Investing In REITs Is Great, But Not Right Now

  • On one hand, REITs offer higher dividend yields, inflation protection, real estate diversification.
  • On the other, REITs are highly leveraged and consequently have more downside when economic circumstances turn.
  • Don’t get tempted by the higher dividend yields of the general REIT market now, security selection is the only option for profitable longer term REIT investments.


As we promised in our farmland article, today we are going to talk about Real Estate Investment Trusts (REITs). We are going to discuss what REITs are, what benefits they offer, what risks there are with them and what the current market perception for them is, whether overvalued or undervalued.

What are REITs?

REITs are trusts that allow individual investors to invest in large scale real estate projects. They were created in 1960 by Congress in order to enable any investor to invest in long term real estate investments. By buying shares in an REIT you can diversify your portfolio with real estate without having to worry about managing properties or about minimum investments. The trust usually owns and manages properties itself.

REITs operate in various real estate sectors, from office buildings, to shopping malls, apartments, hotels, resorts, self-storage facilities, warehouses, and mortgages or loans to farmland, which we discussed on Monday.

There are also various types of REITs. Some are publicly traded while others are registered but not traded, and thus have more liquidity constrains for investors.
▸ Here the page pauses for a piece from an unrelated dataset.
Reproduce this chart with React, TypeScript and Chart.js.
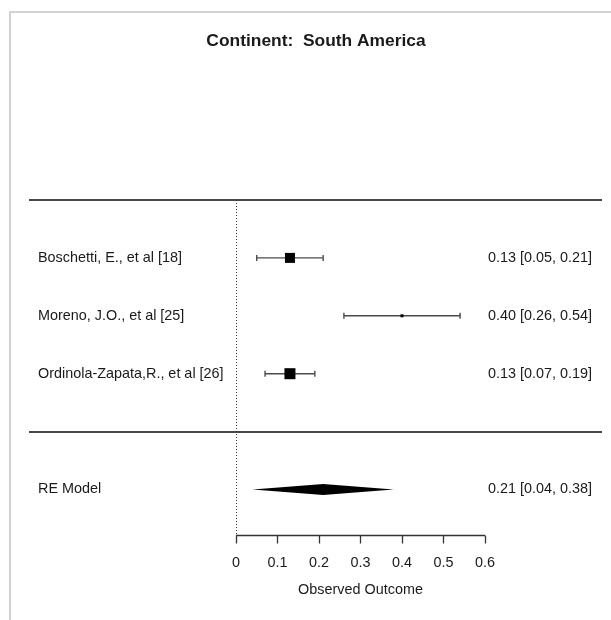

Benefits and Risks of Investing in REITs

  • Lack of Liquidity – As there are many REITs, some of them have really thin trading volumes and are very volatile, but those REITs usually carry a premium so if you can part with your money for a longer period of time and are willing to do proper due diligence, you might want to dig into small cap REITs for higher dividends.
  • Diversification and Liquidity – Large REITs offer high liquidity real estate diversification that can’t be matched anywhere else. You can buy a part of large real estate projects just by sitting at your home desk, and sell it again whenever you want.
  • Real Estate Diversification – In addition to asset diversification, with REITs you can also get real estate diversification. As real estate prices do not move in sync across the country, having one piece of real estate might expose you to the wrong market. By owning an REIT, or several of them, you can be exposed to the whole U.S. real estate market.
  • High Dividend Yields – The current average dividend yield from the 220 REITs that pay a dividend yield is 5.31%. REITs are able to pay such large dividends because it is not unusual for them to have payout ratios that are much higher than their earnings as REITs usually payout their entire free cash flow. This is the benefit of depreciation for real estate investments.
  • Increasing and Stable Income – As rents increase over time, you can expect higher dividends that remain stable as real estate investing is more stable than other assets classes.
  • Tax Advantages – If REITs payout more than 90% of their taxable income, its profits are not taxed at a corporate level which is the second reason for higher REIT dividends. If a corporation makes $1 pretax it has to pay 35% corporate tax which leaves $0.65 available for dividends. An REIT can payout the whole dollar without paying corporate taxes. Further, when holding REITs in your IRA account you can avoid paying your own dividend taxes.
  • Inflation Protection – Real estate is a great protection against inflation. As money becomes less valuable, all assets of a fixed amount increase in value. Plus, with higher inflation, rents also increase and protect your income.

As we can see, REITs have a lot of benefits, but, unfortunately, all of these benefits currently come at a high price.

REIT Performance

As home prices have increased since the Great Recession, so have REIT prices.

figure 1 home prices
Figure 1: S&P/ Case Shiller 20-city U.S. home price index. Source: FRED.
figure 2 vanguard ETF
Figure 2: Vanguard’s REIT ETF performance. Source: Yahoo Finance.

As the figure above shows, REITs are much more volatile than home prices. This is due to their leverage as REITs usually borrow to the maximum in order to leverage their real estate operations. It also means that in case of a recession, REITs might be severely hit. In the Great Recession, the Vanguard REIT ETF fell from a high of $83.76 in January 2007 to a low of $23.89 in February 2009.

Investors have to carefully assess if the higher dividend yield and real estate diversification is enough of a benefit to counter for a larger decline if circumstances take a turn for the worst.

REIT ETFs have the largest weights in the largest REITs. As the current Vanguard REIT ETF (NYSE: VNQ) dividend yield is 3.35%, it only confirms the thesis that smaller REITs offer higher returns but also less liquidity and more risks as the average dividend yield for all REITs is 5.31%.


As REITs have been surging in the last 7 years and their yields have been declining, one might argue that REITs are nearing bubble territory. In such a situation the best thing to do is to look for quality in the sea of REITs rather than buy everything through an ETF.  Because once the tide retreats, we’ll know who is swimming naked, as over leveraged and poor quality REITs are exposed.

As for the risk and reward, yes REITs offer higher dividend yields but, due to their leverage, their downside is also greater.

Keep an eye on REITs, maybe have some exposure to them and then increase your exposure as prices decline.